■ Problem to solve: Output the material exactly, but drop every image it holds.

■ Available data:
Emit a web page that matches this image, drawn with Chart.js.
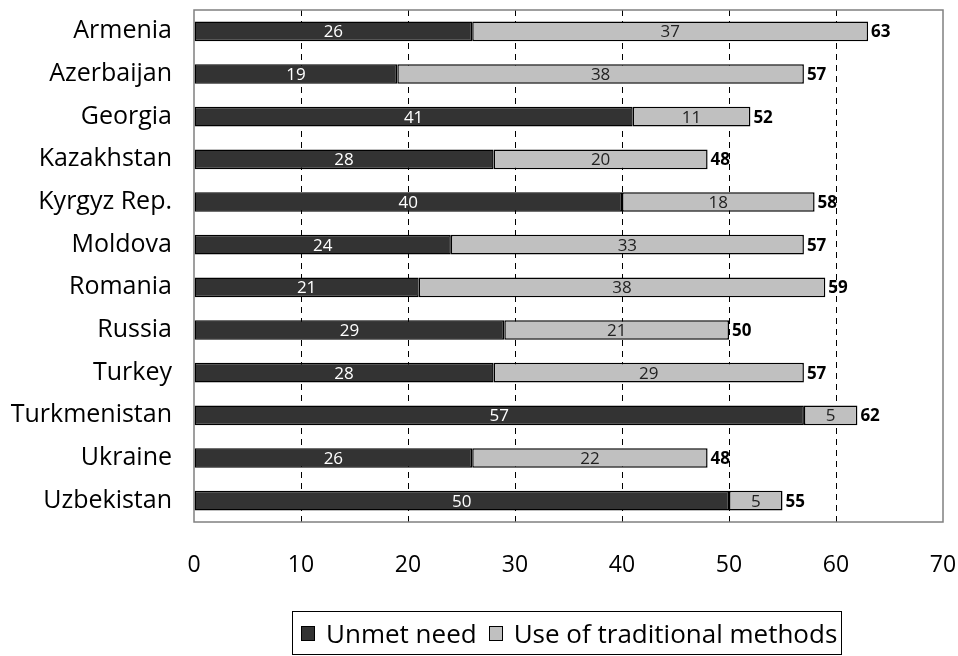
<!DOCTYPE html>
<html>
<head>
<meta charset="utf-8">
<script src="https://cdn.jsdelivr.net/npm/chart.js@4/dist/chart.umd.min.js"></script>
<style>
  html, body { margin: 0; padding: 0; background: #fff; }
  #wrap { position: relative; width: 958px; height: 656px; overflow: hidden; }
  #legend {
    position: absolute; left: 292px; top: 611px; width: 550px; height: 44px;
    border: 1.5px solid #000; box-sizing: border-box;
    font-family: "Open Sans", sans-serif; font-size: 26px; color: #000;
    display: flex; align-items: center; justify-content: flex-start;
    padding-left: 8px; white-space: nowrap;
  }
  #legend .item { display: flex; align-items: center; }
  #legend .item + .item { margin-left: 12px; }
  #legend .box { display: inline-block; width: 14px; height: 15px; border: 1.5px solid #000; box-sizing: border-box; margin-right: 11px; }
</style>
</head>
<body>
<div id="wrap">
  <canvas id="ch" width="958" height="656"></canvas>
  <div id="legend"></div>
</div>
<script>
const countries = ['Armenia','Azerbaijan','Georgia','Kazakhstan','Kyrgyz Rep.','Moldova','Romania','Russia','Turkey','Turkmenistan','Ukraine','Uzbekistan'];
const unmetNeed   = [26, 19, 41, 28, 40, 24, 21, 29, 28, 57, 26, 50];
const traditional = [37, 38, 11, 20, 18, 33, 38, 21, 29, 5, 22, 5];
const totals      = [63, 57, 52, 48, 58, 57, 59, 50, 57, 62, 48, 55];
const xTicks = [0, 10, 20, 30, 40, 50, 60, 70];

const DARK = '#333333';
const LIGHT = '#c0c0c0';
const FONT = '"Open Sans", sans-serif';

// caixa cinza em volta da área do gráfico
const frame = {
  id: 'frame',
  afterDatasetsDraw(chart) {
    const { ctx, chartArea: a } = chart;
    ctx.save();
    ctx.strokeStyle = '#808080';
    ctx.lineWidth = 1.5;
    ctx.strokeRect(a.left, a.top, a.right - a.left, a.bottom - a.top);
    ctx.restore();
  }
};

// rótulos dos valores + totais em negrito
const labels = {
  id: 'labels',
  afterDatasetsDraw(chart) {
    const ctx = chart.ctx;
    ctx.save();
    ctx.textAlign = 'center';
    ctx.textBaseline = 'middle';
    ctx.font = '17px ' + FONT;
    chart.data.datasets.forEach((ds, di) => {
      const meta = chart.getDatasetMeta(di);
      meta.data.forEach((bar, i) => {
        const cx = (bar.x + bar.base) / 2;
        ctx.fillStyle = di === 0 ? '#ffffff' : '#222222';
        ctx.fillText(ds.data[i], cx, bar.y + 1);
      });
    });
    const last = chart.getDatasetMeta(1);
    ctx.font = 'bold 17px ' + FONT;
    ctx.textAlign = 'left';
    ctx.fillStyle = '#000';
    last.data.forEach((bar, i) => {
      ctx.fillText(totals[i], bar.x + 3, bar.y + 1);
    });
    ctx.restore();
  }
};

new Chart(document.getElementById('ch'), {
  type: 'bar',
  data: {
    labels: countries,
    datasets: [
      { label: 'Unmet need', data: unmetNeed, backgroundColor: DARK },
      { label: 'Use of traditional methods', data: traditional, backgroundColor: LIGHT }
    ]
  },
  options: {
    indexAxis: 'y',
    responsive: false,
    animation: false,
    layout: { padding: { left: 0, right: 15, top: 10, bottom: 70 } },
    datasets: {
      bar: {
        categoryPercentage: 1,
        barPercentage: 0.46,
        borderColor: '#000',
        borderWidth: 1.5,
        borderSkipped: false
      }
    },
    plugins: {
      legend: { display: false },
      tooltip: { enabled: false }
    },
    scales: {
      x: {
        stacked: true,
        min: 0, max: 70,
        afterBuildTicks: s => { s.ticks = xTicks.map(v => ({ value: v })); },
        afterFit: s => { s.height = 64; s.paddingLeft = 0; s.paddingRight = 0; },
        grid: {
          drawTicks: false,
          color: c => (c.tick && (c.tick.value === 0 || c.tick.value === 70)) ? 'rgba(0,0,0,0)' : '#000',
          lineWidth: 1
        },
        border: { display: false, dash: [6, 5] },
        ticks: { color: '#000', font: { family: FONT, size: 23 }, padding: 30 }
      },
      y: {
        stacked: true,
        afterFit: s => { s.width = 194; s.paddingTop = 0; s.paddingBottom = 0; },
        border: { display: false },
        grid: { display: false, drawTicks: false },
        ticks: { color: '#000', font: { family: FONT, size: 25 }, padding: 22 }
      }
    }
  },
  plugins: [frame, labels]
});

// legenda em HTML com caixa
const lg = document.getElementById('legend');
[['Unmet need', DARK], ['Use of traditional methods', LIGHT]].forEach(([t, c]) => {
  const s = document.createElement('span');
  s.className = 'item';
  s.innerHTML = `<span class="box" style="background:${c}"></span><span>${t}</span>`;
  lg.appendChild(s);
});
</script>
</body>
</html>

■ Written response:
Emit a web page that matches this image, drawn with Chart.js.
<!DOCTYPE html>
<html>
<head>
<meta charset="utf-8">
<script src="https://cdn.jsdelivr.net/npm/chart.js@4/dist/chart.umd.min.js"></script>
<style>
  html, body { margin: 0; padding: 0; background: #fff; }
  #wrap { position: relative; width: 958px; height: 656px; overflow: hidden; }
  #legend {
    position: absolute; left: 292px; top: 611px; width: 550px; height: 44px;
    border: 1.5px solid #000; box-sizing: border-box;
    font-family: "Open Sans", sans-serif; font-size: 26px; color: #000;
    display: flex; align-items: center; justify-content: flex-start;
    padding-left: 8px; white-space: nowrap;
  }
  #legend .item { display: flex; align-items: center; }
  #legend .item + .item { margin-left: 12px; }
  #legend .box { display: inline-block; width: 14px; height: 15px; border: 1.5px solid #000; box-sizing: border-box; margin-right: 11px; }
</style>
</head>
<body>
<div id="wrap">
  <canvas id="ch" width="958" height="656"></canvas>
  <div id="legend"></div>
</div>
<script>
const countries = ['Armenia','Azerbaijan','Georgia','Kazakhstan','Kyrgyz Rep.','Moldova','Romania','Russia','Turkey','Turkmenistan','Ukraine','Uzbekistan'];
const unmetNeed   = [26, 19, 41, 28, 40, 24, 21, 29, 28, 57, 26, 50];
const traditional = [37, 38, 11, 20, 18, 33, 38, 21, 29, 5, 22, 5];
const totals      = [63, 57, 52, 48, 58, 57, 59, 50, 57, 62, 48, 55];
const xTicks = [0, 10, 20, 30, 40, 50, 60, 70];

const DARK = '#333333';
const LIGHT = '#c0c0c0';
const FONT = '"Open Sans", sans-serif';

// caixa cinza em volta da área do gráfico
const frame = {
  id: 'frame',
  afterDatasetsDraw(chart) {
    const { ctx, chartArea: a } = chart;
    ctx.save();
    ctx.strokeStyle = '#808080';
    ctx.lineWidth = 1.5;
    ctx.strokeRect(a.left, a.top, a.right - a.left, a.bottom - a.top);
    ctx.restore();
  }
};

// rótulos dos valores + totais em negrito
const labels = {
  id: 'labels',
  afterDatasetsDraw(chart) {
    const ctx = chart.ctx;
    ctx.save();
    ctx.textAlign = 'center';
    ctx.textBaseline = 'middle';
    ctx.font = '17px ' + FONT;
    chart.data.datasets.forEach((ds, di) => {
      const meta = chart.getDatasetMeta(di);
      meta.data.forEach((bar, i) => {
        const cx = (bar.x + bar.base) / 2;
        ctx.fillStyle = di === 0 ? '#ffffff' : '#222222';
        ctx.fillText(ds.data[i], cx, bar.y + 1);
      });
    });
    const last = chart.getDatasetMeta(1);
    ctx.font = 'bold 17px ' + FONT;
    ctx.textAlign = 'left';
    ctx.fillStyle = '#000';
    last.data.forEach((bar, i) => {
      ctx.fillText(totals[i], bar.x + 3, bar.y + 1);
    });
    ctx.restore();
  }
};

new Chart(document.getElementById('ch'), {
  type: 'bar',
  data: {
    labels: countries,
    datasets: [
      { label: 'Unmet need', data: unmetNeed, backgroundColor: DARK },
      { label: 'Use of traditional methods', data: traditional, backgroundColor: LIGHT }
    ]
  },
  options: {
    indexAxis: 'y',
    responsive: false,
    animation: false,
    layout: { padding: { left: 0, right: 15, top: 10, bottom: 70 } },
    datasets: {
      bar: {
        categoryPercentage: 1,
        barPercentage: 0.46,
        borderColor: '#000',
        borderWidth: 1.5,
        borderSkipped: false
      }
    },
    plugins: {
      legend: { display: false },
      tooltip: { enabled: false }
    },
    scales: {
      x: {
        stacked: true,
        min: 0, max: 70,
        afterBuildTicks: s => { s.ticks = xTicks.map(v => ({ value: v })); },
        afterFit: s => { s.height = 64; s.paddingLeft = 0; s.paddingRight = 0; },
        grid: {
          drawTicks: false,
          color: c => (c.tick && (c.tick.value === 0 || c.tick.value === 70)) ? 'rgba(0,0,0,0)' : '#000',
          lineWidth: 1
        },
        border: { display: false, dash: [6, 5] },
        ticks: { color: '#000', font: { family: FONT, size: 23 }, padding: 30 }
      },
      y: {
        stacked: true,
        afterFit: s => { s.width = 194; s.paddingTop = 0; s.paddingBottom = 0; },
        border: { display: false },
        grid: { display: false, drawTicks: false },
        ticks: { color: '#000', font: { family: FONT, size: 25 }, padding: 22 }
      }
    }
  },
  plugins: [frame, labels]
});

// legenda em HTML com caixa
const lg = document.getElementById('legend');
[['Unmet need', DARK], ['Use of traditional methods', LIGHT]].forEach(([t, c]) => {
  const s = document.createElement('span');
  s.className = 'item';
  s.innerHTML = `<span class="box" style="background:${c}"></span><span>${t}</span>`;
  lg.appendChild(s);
});
</script>
</body>
</html>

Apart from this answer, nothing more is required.